The iron industry faced a precipitous decline by the early 19th century because wood supplies were rapidly being depleted. However, the industry was rescued when one of early America's truly amazing engineering feats - the Morris Canal - was built to carry coal from the Pennsylvania coalfields to fuel the iron furnaces. The availability of coal all but eliminated the need for wood as fuel, and forests were allowed to regenerate, particularly in those areas too steep, rocky, or wet for cultivations or settlement.

​

The Morris Canal was a world-famous engineering marvel that required abundant supplies of water. Lake Hopatcong, which was originally a small natural glacial lake, was dammed to supply water to the entire canal system, but it was found to be an inadequate source. To augment the flow of water to the canal, several other dams were built on the Musconetcong River and Lubbers Run, its largest tributary.

​

Only a few remnants of the Morris Canal remain, yet its impact on the river can be see in the silted-in dam pools above Waterloo Village and Saxton Falls. The lakes that were created to serve the needs of the canal and iron industry also spawned a new "industry" - summer cottage recreation and tourism. Even as the iron industry and Morris Canal were dying out, passenger trains and automobiles were carrying people to the summer cottages that sprang up along several lakes of the upper Musconetcong River watershed. This historic land-use pattern in the upper valley continues today, although the summer cottages have since become permanent residences.

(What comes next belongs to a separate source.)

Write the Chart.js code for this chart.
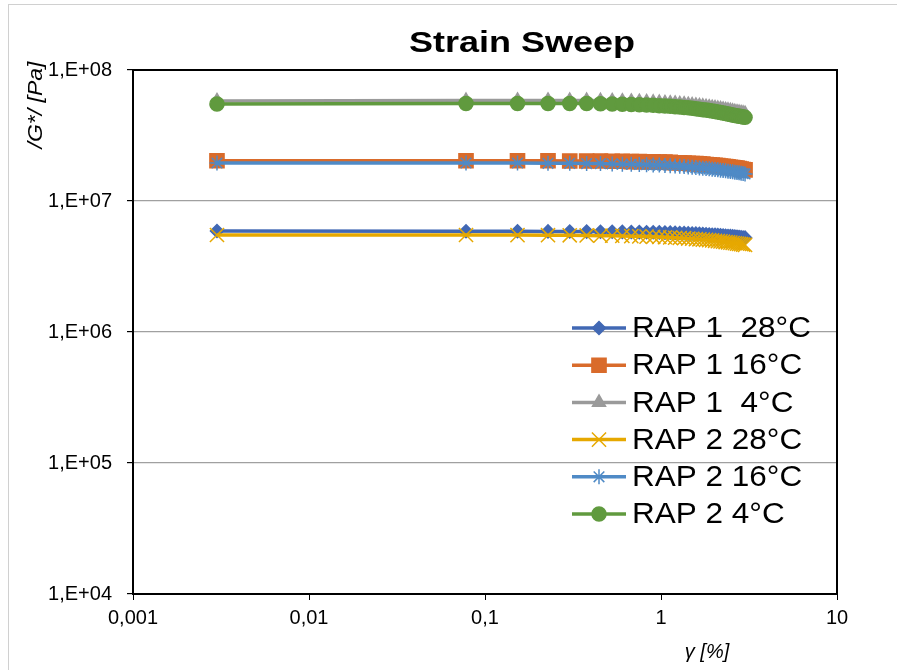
<!DOCTYPE html>
<html>
<head>
<meta charset="utf-8">
<title>Strain Sweep</title>
<script src="https://cdn.jsdelivr.net/npm/chart.js@4.4.0/dist/chart.umd.min.js"></script>
<style>
  html, body { margin: 0; padding: 0; background: #fff; }
  canvas { display: block; }
</style>
</head>
<body>
<canvas id="sweepChart" width="897" height="670"></canvas>
<script>
// --- DATA ---
const strain = [0.003, 0.078, 0.153, 0.228, 0.303, 0.378, 0.453, 0.528, 0.603, 0.678,
  0.753, 0.828, 0.903, 0.978, 1.053, 1.128, 1.203, 1.278, 1.353, 1.428,
  1.503, 1.578, 1.653, 1.728, 1.803, 1.878, 1.953, 2.028, 2.103, 2.178,
  2.253, 2.328, 2.403, 2.478, 2.553, 2.628, 2.703, 2.778, 2.853, 2.928, 3.003];

// |G*| in Pa
const rap1_28 = [5.90e6, 5.88e6, 5.87e6, 5.86e6, 5.85e6, 5.84e6, 5.83e6, 5.82e6, 5.81e6, 5.80e6,
  5.79e6, 5.78e6, 5.77e6, 5.76e6, 5.74e6, 5.73e6, 5.71e6, 5.70e6, 5.68e6, 5.66e6,
  5.65e6, 5.63e6, 5.61e6, 5.59e6, 5.57e6, 5.55e6, 5.53e6, 5.51e6, 5.49e6, 5.47e6,
  5.45e6, 5.43e6, 5.41e6, 5.39e6, 5.37e6, 5.35e6, 5.33e6, 5.31e6, 5.29e6, 5.27e6, 5.25e6];
const rap1_16 = [2.03e7, 2.03e7, 2.03e7, 2.03e7, 2.02e7, 2.02e7, 2.02e7, 2.01e7, 2.01e7, 2.00e7,
  2.00e7, 1.99e7, 1.99e7, 1.98e7, 1.98e7, 1.97e7, 1.96e7, 1.96e7, 1.95e7, 1.94e7,
  1.93e7, 1.93e7, 1.92e7, 1.91e7, 1.90e7, 1.89e7, 1.88e7, 1.87e7, 1.86e7, 1.85e7,
  1.84e7, 1.83e7, 1.82e7, 1.81e7, 1.80e7, 1.79e7, 1.78e7, 1.77e7, 1.75e7, 1.74e7, 1.73e7];
const rap1_4 = [5.80e7, 5.85e7, 5.86e7, 5.86e7, 5.85e7, 5.84e7, 5.82e7, 5.80e7, 5.78e7, 5.76e7,
  5.73e7, 5.70e7, 5.67e7, 5.64e7, 5.61e7, 5.58e7, 5.55e7, 5.51e7, 5.48e7, 5.44e7,
  5.40e7, 5.36e7, 5.32e7, 5.28e7, 5.24e7, 5.20e7, 5.16e7, 5.12e7, 5.08e7, 5.04e7,
  5.00e7, 4.96e7, 4.92e7, 4.88e7, 4.84e7, 4.80e7, 4.76e7, 4.73e7, 4.70e7, 4.67e7, 4.64e7];
const rap2_28 = [5.50e6, 5.50e6, 5.49e6, 5.48e6, 5.47e6, 5.46e6, 5.44e6, 5.43e6, 5.41e6, 5.39e6,
  5.37e6, 5.35e6, 5.33e6, 5.31e6, 5.29e6, 5.27e6, 5.24e6, 5.22e6, 5.20e6, 5.17e6,
  5.15e6, 5.12e6, 5.10e6, 5.07e6, 5.05e6, 5.02e6, 5.00e6, 4.97e6, 4.94e6, 4.92e6,
  4.89e6, 4.86e6, 4.84e6, 4.81e6, 4.78e6, 4.76e6, 4.73e6, 4.70e6, 4.68e6, 4.65e6, 4.62e6];
const rap2_16 = [1.95e7, 1.95e7, 1.95e7, 1.94e7, 1.94e7, 1.93e7, 1.93e7, 1.92e7, 1.91e7, 1.91e7,
  1.90e7, 1.89e7, 1.88e7, 1.88e7, 1.87e7, 1.86e7, 1.85e7, 1.84e7, 1.83e7, 1.82e7,
  1.81e7, 1.80e7, 1.79e7, 1.78e7, 1.77e7, 1.76e7, 1.75e7, 1.74e7, 1.73e7, 1.72e7,
  1.71e7, 1.70e7, 1.69e7, 1.68e7, 1.67e7, 1.66e7, 1.65e7, 1.64e7, 1.63e7, 1.62e7, 1.61e7];
const rap2_4 = [5.50e7, 5.55e7, 5.56e7, 5.56e7, 5.55e7, 5.54e7, 5.52e7, 5.50e7, 5.48e7, 5.46e7,
  5.43e7, 5.40e7, 5.37e7, 5.34e7, 5.31e7, 5.28e7, 5.25e7, 5.21e7, 5.18e7, 5.14e7,
  5.10e7, 5.06e7, 5.02e7, 4.98e7, 4.94e7, 4.90e7, 4.86e7, 4.82e7, 4.78e7, 4.74e7,
  4.70e7, 4.66e7, 4.62e7, 4.58e7, 4.54e7, 4.50e7, 4.47e7, 4.44e7, 4.41e7, 4.38e7, 4.35e7];

const seriesLabels = ['RAP 1  28°C', 'RAP 1 16°C', 'RAP 1  4°C', 'RAP 2 28°C', 'RAP 2 16°C', 'RAP 2 4°C'];
const seriesValues = [rap1_28, rap1_16, rap1_4, rap2_28, rap2_16, rap2_4];

const xTickValues = [0.001, 0.01, 0.1, 1, 10];
const xTickLabels = ['0,001', '0,01', '0,1', '1', '10'];
const yTickValues = [1e4, 1e5, 1e6, 1e7, 1e8];
const yTickLabels = ['1,E+04', '1,E+05', '1,E+06', '1,E+07', '1,E+08'];

// --- STYLE ---
const FONT = "'Liberation Sans', Arial, sans-serif";
const seriesColors = ['#4168b4', '#d96b2b', '#9a9a9a', '#e6a800', '#4f8ac6', '#609a3e'];
const seriesMarkers = [
  { style: 'rectRot', radius: 6.5 },
  { style: 'rect', radius: 10 },
  { style: 'triangle', radius: 7.5 },
  { style: 'crossRot', radius: 10 },
  { style: 'star', radius: 7.5 },
  { style: 'circle', radius: 7 }
];

const datasets = seriesLabels.map((label, i) => ({
  label: label,
  data: strain.map((x, k) => ({ x: x, y: seriesValues[i][k] })),
  borderColor: seriesColors[i],
  backgroundColor: seriesColors[i],
  borderWidth: 3.5,
  pointStyle: seriesMarkers[i].style,
  pointRadius: seriesMarkers[i].radius,
  pointBorderWidth: 1.5,
  pointBorderColor: seriesColors[i],
  pointBackgroundColor: seriesColors[i],
  tension: 0,
  order: seriesLabels.length - 1 - i   // later series on top, like Excel
}));

// --- DECORATION: frame, titles, legend inside the plot ---
const decorPlugin = {
  id: 'decor',
  beforeDraw(chart) {
    const ctx = chart.ctx;
    ctx.save();
    ctx.fillStyle = '#fff';
    ctx.fillRect(0, 0, chart.width, chart.height);
    ctx.strokeStyle = '#d0d0d0';
    ctx.lineWidth = 1;
    ctx.strokeRect(8.5, 4.5, chart.width, chart.height);
    ctx.restore();
  },
  afterDatasetsDraw(chart) {
    const ctx = chart.ctx;
    ctx.save();
    // legend
    const x0 = 572, x1 = 626, tx = 632, y0 = 328, dy = 37.2;
    ctx.textBaseline = 'middle';
    chart.data.datasets.forEach((ds, i) => {
      const y = y0 + i * dy;
      ctx.strokeStyle = ds.borderColor;
      ctx.fillStyle = ds.borderColor;
      ctx.lineWidth = 3.5;
      ctx.beginPath();
      ctx.moveTo(x0, y);
      ctx.lineTo(x1, y);
      ctx.stroke();
      ctx.lineWidth = 1.5;
      Chart.helpers.drawPoint(ctx, {
        pointStyle: ds.pointStyle, radius: ds.pointRadius, rotation: 0, borderWidth: 1.5
      }, (x0 + x1) / 2, y);
      ctx.save();
      ctx.translate(tx, y + 1);
      ctx.scale(1.05, 1);
      ctx.font = '30px ' + FONT;
      ctx.fillStyle = '#000';
      ctx.fillText(ds.label, 0, 0);
      ctx.restore();
    });
    ctx.restore();
  },
  afterDraw(chart) {
    const ctx = chart.ctx;
    const a = chart.chartArea;
    ctx.save();
    // plot frame
    ctx.strokeStyle = '#000';
    ctx.lineWidth = 2;
    ctx.strokeRect(a.left, a.top, a.right - a.left, a.bottom - a.top);

    // chart title
    ctx.fillStyle = '#000';
    ctx.textAlign = 'center';
    ctx.textBaseline = 'alphabetic';
    ctx.save();
    ctx.translate(522, 52);
    ctx.scale(1.2, 1);
    ctx.font = 'bold 30px ' + FONT;
    ctx.fillText('Strain Sweep', 0, 0);
    ctx.restore();

    // axis titles
    ctx.font = 'italic 20px ' + FONT;
    ctx.textBaseline = 'middle';
    ctx.fillText('γ [%]', 707, 652);
    ctx.save();
    ctx.translate(36, 105);
    ctx.rotate(-Math.PI / 2);
    ctx.scale(1.15, 1);
    ctx.fillText('/G*/ [Pa]', 0, 0);
    ctx.restore();
    ctx.restore();
  }
};

new Chart(document.getElementById('sweepChart'), {
  type: 'line',
  data: { datasets: datasets },
  options: {
    responsive: false,
    animation: false,
    devicePixelRatio: 1,
    layout: { padding: { top: 70, right: 60, left: 0, bottom: 0 } },
    plugins: {
      legend: { display: false },
      title: { display: false },
      tooltip: { enabled: false }
    },
    scales: {
      x: {
        type: 'logarithmic',
        min: 0.001,
        max: 10,
        afterBuildTicks: s => { s.ticks = xTickValues.map(v => ({ value: v })); },
        afterFit: s => { s.height = 76; },
        ticks: {
          callback: (v) => xTickLabels[xTickValues.indexOf(v)],
          font: { family: FONT, size: 20 },
          color: '#000',
          padding: 6,
          maxRotation: 0,
          autoSkip: false
        },
        grid: { drawOnChartArea: false, drawTicks: true, tickLength: 6, tickColor: '#000', color: '#000' },
        border: { display: true, color: '#000', width: 2 }
      },
      y: {
        type: 'logarithmic',
        min: 1e4,
        max: 1e8,
        afterBuildTicks: s => { s.ticks = yTickValues.map(v => ({ value: v })); },
        afterFit: s => { s.width = 133; },
        ticks: {
          callback: (v) => yTickLabels[yTickValues.indexOf(v)],
          font: { family: FONT, size: 20 },
          color: '#000',
          padding: 15
        },
        grid: { color: '#a0a0a0', lineWidth: 1.2, tickLength: 6, tickColor: '#000' },
        border: { display: true, color: '#000', width: 2 }
      }
    }
  },
  plugins: [decorPlugin]
});
</script>
</body>
</html>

The lower Musconetcong River valley where agriculture continues to dominate the landscape has undergone remarkably little change in the past 100 years.

​

The cultural landscape themes contained in Wacker's work help shed light on the current condition of the river and its surrounding landscape, and may even offer a glimpse into the future. Suburban sprawl, the major impetus for the alteration of the natural landscape in late 20th century America, was in its infancy when Wacker wrote A Historical Geography in 1968. One lesson that can be drawn from his book is that the opportunities and limitations presented by natural resources remain constant. People are still attracted to the Musconetcong valley because of its scenic beauty and abundant natural resources, just as they were thousands of years ago. Soil, water, forests, and wildlife are still vulnerable to degradation and depletion by those who would fail to understand and respect nature's limits.